Due to this new method of connecting twitter data, there are not many examples on how to connect to the data. Microsoft has supplied a sample on to connect to Hadoop type servers and the user just needs to fill in the blanks. With this said I can’t seem to find the missing twitter information. Please help.

Below is the Microsoft sample code and link to the Microsoft Page
Hello Developers,
I am simply trying to take advantage of some of the new components in SQL server 2016 & 2017 that allow users to connect and query Big data servers. i.e. Hadoop type servers like twitter. This new component to SQL Server is called PolyBase and give the user the ability to use all the MS-SQL language to manipulate Big data. Wow.

Due to this new method of connecting twitter data, there are not many examples on how to connect to the data. Microsoft has supplied a sample on to connect to Hadoop type servers and the user just needs to fill in the blanks. With this said I can’t seem to find the missing twitter information. Please help.

Below is the Microsoft sample code and link to the Microsoft Page

– 1: Create a database scoped credential.
– Create a master key on the database. This is required to encrypt the credential secret.

CREATE MASTER KEY ENCRYPTION BY PASSWORD = ‘S0me!nfo’;

– 2: Create a database scoped credential for Kerberos-secured Hadoop clusters.
– IDENTITY: the Kerberos user name.
– SECRET: the Kerberos password

CREATE DATABASE SCOPED CREDENTIAL HadoopUser1
WITH IDENTITY = ‘<hadoop_user_name>’, Secret = ‘<hadoop_password>’;

– 3: Create an external data source.
– LOCATION (Required) : Hadoop Name Node IP address and port.
– RESOURCE MANAGER LOCATION (Optional): Hadoop Resource Manager location to enable pushdown computation.
– CREDENTIAL (Optional): the database scoped credential, created above.

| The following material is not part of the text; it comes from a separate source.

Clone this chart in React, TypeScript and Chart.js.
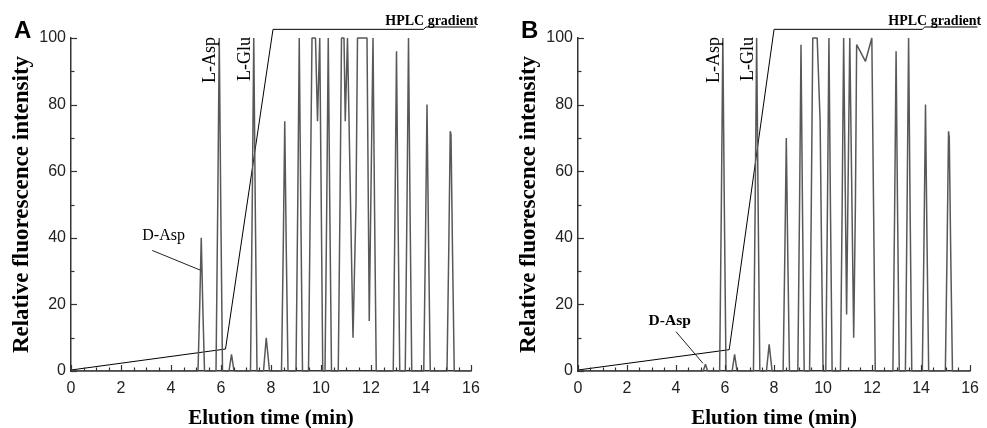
import React, { useEffect, useRef } from 'react';
import { Chart, registerables } from 'chart.js';
Chart.register(...registerables);

// ---- axis ticks ----
const xTickLabels = [0, 2, 4, 6, 8, 10, 12, 14, 16];
const yTickLabels = [0, 20, 40, 60, 80, 100];
const xMinorStep = 0.5;
const yMinorStep = 10;

// ---- Panel A chromatogram trace (time in min, relative intensity) ----
const signalTimeA = [0,
  5.08, 5.15, 5.21, 5.27, 5.34,
  5.80, 5.87, 5.93, 5.99, 6.06,
  6.32, 6.42, 6.52,
  7.18, 7.25, 7.31, 7.37, 7.44,
  7.70, 7.81, 7.94,
  8.42, 8.49, 8.55, 8.61, 8.68,
  9.00, 9.07, 9.13, 9.19, 9.26,
  9.50, 9.57, 9.64, 9.78, 9.86, 9.95, 10.01, 10.07,
  10.16, 10.23, 10.29, 10.35, 10.42,
  10.69, 10.76, 10.82, 10.92, 10.97, 11.06, 11.28, 11.40, 11.46, 11.84, 11.93, 12.08, 12.14, 12.21,
  12.89, 12.96, 13.02, 13.08, 13.15,
  13.37, 13.44, 13.50, 13.56, 13.63,
  14.11, 14.18, 14.24, 14.30, 14.37,
  15.04, 15.11, 15.17, 15.20, 15.26, 15.33,
  16];
const signalValueA = [0,
  0, 20, 40, 20, 0,
  0, 50, 100, 50, 0,
  0, 5, 0,
  0, 50, 100, 50, 0,
  0, 10, 0,
  0, 37, 75, 37, 0,
  0, 50, 100, 50, 0,
  0, 50, 100, 100, 75, 100, 50, 0,
  0, 50, 100, 50, 0,
  0, 50, 100, 100, 75, 100, 10, 50, 100, 100, 15, 100, 50, 0,
  0, 48, 96, 48, 0,
  0, 50, 100, 50, 0,
  0, 40, 80, 40, 0,
  0, 36, 72, 71, 36, 0,
  0];
const gradientTimeA = [0, 6.18, 8.08, 14.1, 14.2, 16.2];
const gradientValueA = [0.3, 6.6, 102.6, 102.6, 103.3, 103.3];

// ---- Panel B chromatogram trace ----
const signalTimeB = [0,
  5.11, 5.20, 5.29,
  5.78, 5.85, 5.91, 5.97, 6.04,
  6.29, 6.39, 6.49,
  7.16, 7.23, 7.29, 7.35, 7.42,
  7.69, 7.80, 7.92,
  8.37, 8.44, 8.50, 8.56, 8.63,
  8.97, 9.04, 9.10, 9.16, 9.23,
  9.45, 9.52, 9.58, 9.76, 9.88, 9.94, 10.00,
  10.11, 10.18, 10.24, 10.30, 10.37,
  10.71, 10.78, 10.84, 10.96, 11.09, 11.25, 11.32, 11.37, 11.73, 11.99, 12.06, 12.13,
  12.85, 12.92, 12.98, 13.04, 13.11,
  13.36, 13.43, 13.49, 13.55, 13.62,
  14.05, 14.12, 14.18, 14.24, 14.31,
  14.99, 15.06, 15.12, 15.15, 15.21, 15.28,
  16];
const signalValueB = [0,
  0, 2, 0,
  0, 50, 100, 50, 0,
  0, 5, 0,
  0, 50, 100, 50, 0,
  0, 8, 0,
  0, 35, 70, 35, 0,
  0, 49, 98, 49, 0,
  0, 50, 100, 100, 75, 35, 0,
  0, 50, 100, 50, 0,
  0, 50, 100, 17, 100, 10, 50, 98, 93, 100, 50, 0,
  0, 48, 96, 48, 0,
  0, 50, 100, 50, 0,
  0, 40, 80, 40, 0,
  0, 36, 72, 70, 35, 0,
  0];
const gradientTimeB = [0, 6.17, 8.0, 14.05, 14.15, 16.3];
const gradientValueB = [0.3, 6.4, 102.6, 102.6, 103.3, 103.3];

// ---- annotation anchors (data units) ----
const labelLAspTime = [5.93, 5.91];
const labelLGluTime = [7.31, 7.29];
const labelDAspText = [[2.85, 40.5], [2.88, 15]];
const leaderDAsp = [[3.25, 36.2, 5.17, 30.3], [4.0, 11.8, 5.1, 2.3]];
const hplcLabelAt = [[12.57, 103.8], [12.66, 103.8]];

const CA_LEFT = 71;
const CA_RIGHT = 471;
const CA_TOP = 38;
const H = 428;

type PanelProps = {
  idx: number;
  letter: string;
  left: number;
  width: number;
  sigT: number[];
  sigV: number[];
  gradT: number[];
  gradV: number[];
  dAspBold: boolean;
};

function Panel(p: PanelProps) {
  const ref = useRef<HTMLCanvasElement>(null);
  useEffect(() => {
    const idx = p.idx;
    const deco = {
      id: 'deco' + idx,
      afterDraw(chart: any) {
        const ctx = chart.ctx;
        const xs = chart.scales.x;
        const ys = chart.scales.y;
        const ca = chart.chartArea;
        ctx.save();
        // inward ticks
        ctx.strokeStyle = '#333';
        ctx.lineWidth = 1.2;
        for (let v = 0; v <= 16 + 1e-9; v += xMinorStep) {
          const px = Math.round(xs.getPixelForValue(v)) + 0.5;
          const major = xTickLabels.includes(Math.round(v * 10) / 10);
          const len = major ? 6 : 3.5;
          ctx.beginPath();
          ctx.moveTo(px, ca.bottom);
          ctx.lineTo(px, ca.bottom - len);
          ctx.stroke();
        }
        for (let v = 0; v <= 100 + 1e-9; v += yMinorStep) {
          const py = Math.round(ys.getPixelForValue(v)) + 0.5;
          const major = yTickLabels.includes(v);
          const len = major ? 6 : 3.5;
          ctx.beginPath();
          ctx.moveTo(ca.left, py);
          ctx.lineTo(ca.left + len, py);
          ctx.stroke();
        }
        // panel letter
        ctx.fillStyle = '#000';
        ctx.font = 'bold 24px "Liberation Sans", Arial, sans-serif';
        ctx.textAlign = 'left';
        ctx.textBaseline = 'alphabetic';
        ctx.fillText(p.letter, 14, 38);
        // vertical peak labels
        const top = ys.getPixelForValue(100);
        const vlabel = (t: number, text: string) => {
          ctx.save();
          ctx.translate(xs.getPixelForValue(t) - 4, top - 1);
          ctx.rotate(-Math.PI / 2);
          ctx.font = '18px "Liberation Serif", "Times New Roman", serif';
          ctx.textAlign = 'right';
          ctx.textBaseline = 'alphabetic';
          ctx.fillStyle = '#000';
          ctx.fillText(text, 0, 0);
          ctx.restore();
        };
        vlabel(labelLAspTime[idx], 'L-Asp');
        vlabel(labelLGluTime[idx], 'L-Glu');
        // D-Asp label with leader
        const [dt, dv] = labelDAspText[idx];
        ctx.font = (p.dAspBold ? 'bold 15.5px' : '16px') + ' "Liberation Serif", "Times New Roman", serif';
        ctx.textAlign = 'left';
        ctx.textBaseline = 'middle';
        ctx.fillText('D-Asp', xs.getPixelForValue(dt), ys.getPixelForValue(dv));
        const [x1, y1, x2, y2] = leaderDAsp[idx];
        ctx.strokeStyle = '#222';
        ctx.lineWidth = 1;
        ctx.beginPath();
        ctx.moveTo(xs.getPixelForValue(x1), ys.getPixelForValue(y1));
        ctx.lineTo(xs.getPixelForValue(x2), ys.getPixelForValue(y2));
        ctx.stroke();
        // HPLC gradient
        const [ht, hv] = hplcLabelAt[idx];
        ctx.font = 'bold 14px "Liberation Serif", "Times New Roman", serif';
        ctx.textAlign = 'left';
        ctx.textBaseline = 'alphabetic';
        ctx.fillText('HPLC gradient', xs.getPixelForValue(ht), ys.getPixelForValue(hv));
        ctx.restore();
      },
    };
    const chart = new Chart(ref.current as HTMLCanvasElement, {
      type: 'line',
      data: {
        datasets: [
          {
            data: p.sigT.map((t, i) => ({ x: t, y: p.sigV[i] })),
            borderColor: '#585858',
            borderWidth: 1.5,
            pointRadius: 0,
            tension: 0,
            fill: false,
            clip: false,
            borderJoinStyle: 'bevel',
          } as any,
          {
            data: p.gradT.map((t, i) => ({ x: t, y: p.gradV[i] })),
            borderColor: '#000',
            borderWidth: 1,
            pointRadius: 0,
            tension: 0,
            fill: false,
            clip: false,
          } as any,
        ],
      },
      options: {
        animation: false,
        responsive: false,
        maintainAspectRatio: false,
        events: [],
        layout: { padding: { top: CA_TOP, right: p.width - CA_RIGHT, left: 0, bottom: 0 } },
        plugins: { legend: { display: false }, tooltip: { enabled: false } },
        scales: {
          x: {
            type: 'linear',
            min: 0,
            max: 16,
            afterFit: (s: any) => { s.height = H - 371; },
            grid: { display: false, drawTicks: false },
            border: { display: true, color: '#333', width: 1.5 },
            ticks: {
              stepSize: 2,
              padding: 8,
              color: '#222',
              maxRotation: 0,
              autoSkip: false,
              font: { family: '"Liberation Sans", Arial, sans-serif', size: 16 },
            },
            title: {
              display: true,
              text: 'Elution time (min)',
              color: '#000',
              padding: 0,
              font: { family: '"Liberation Serif", "Times New Roman", serif', size: 21, weight: 'bold', lineHeight: 0.85 },
            },
          },
          y: {
            type: 'linear',
            min: 0,
            max: 100,
            afterFit: (s: any) => { s.width = CA_LEFT; },
            grid: { display: false, drawTicks: false },
            border: { display: true, color: '#333', width: 1.5 },
            ticks: {
              stepSize: 20,
              padding: 5,
              color: '#222',
              font: { family: '"Liberation Sans", Arial, sans-serif', size: 16 },
            },
            title: {
              display: true,
              text: 'Relative fluorescence intensity',
              color: '#000',
              padding: { top: 8, bottom: 0 },
              font: { family: '"Liberation Serif", "Times New Roman", serif', size: 23, weight: 'bold' },
            },
          },
        },
      } as any,
      plugins: [deco],
    });
    return () => chart.destroy();
  }, []);
  return (
    <canvas
      ref={ref}
      width={p.width}
      height={H}
      style={{ position: 'absolute', left: p.left, top: 0, width: p.width, height: H }}
    />
  );
}

export default function App() {
  return (
    <div style={{ position: 'fixed', left: 0, top: 0, width: 987, height: 428, overflow: 'hidden', background: '#fff' }}>
      <Panel idx={0} letter="A" left={0} width={494} sigT={signalTimeA} sigV={signalValueA} gradT={gradientTimeA} gradV={gradientValueA} dAspBold={false} />
      <Panel idx={1} letter="B" left={507} width={480} sigT={signalTimeB} sigV={signalValueB} gradT={gradientTimeB} gradV={gradientValueB} dAspBold={true} />
    </div>
  );
}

CREATE EXTERNAL DATA SOURCE MyHadoopCluster WITH (
TYPE = HADOOP,
LOCATION =‘hdfs://10.xxx.xx.xxx:xxxx’,
RESOURCE_MANAGER_LOCATION = ‘10.xxx.xx.xxx:xxxx’,
CREDENTIAL = HadoopUser1
);

– 4: Create an external file format.
– FORMAT TYPE: Type of format in Hadoop (DELIMITEDTEXT, RCFILE, ORC, PARQUET).
CREATE EXTERNAL FILE FORMAT TextFileFormat WITH (
FORMAT_TYPE = DELIMITEDTEXT,
FORMAT_OPTIONS (FIELD_TERMINATOR =’|’,
USE_TYPE_DEFAULT = TRUE)

– 5: Create an external table pointing to data stored in Hadoop.
– LOCATION: path to file or directory that contains the data (relative to HDFS root).

CREATE EXTERNAL TABLE [dbo].[CarSensor_Data] (
[SensorKey] int NOT NULL,
[CustomerKey] int NOT NULL,
[GeographyKey] int NULL,
[Speed] float NOT NULL,
[YearMeasured] int NOT NULL
)
WITH (LOCATION=’/Demo/’,
DATA_SOURCE = MyHadoopCluster,
FILE_FORMAT = TextFileFormat
);

– 6: Create statistics on an external table.
CREATE STATISTICS StatsForSensors on CarSensor_Data(CustomerKey, Speed)


#2

Twitter itself is not a Hadoop service. I’m unable to understand exactly what information you believe you need here? You’d need to use the Twitter APIs to access data from the service and then write additional code to deposit the data into your Hadoop or PolyBase storage.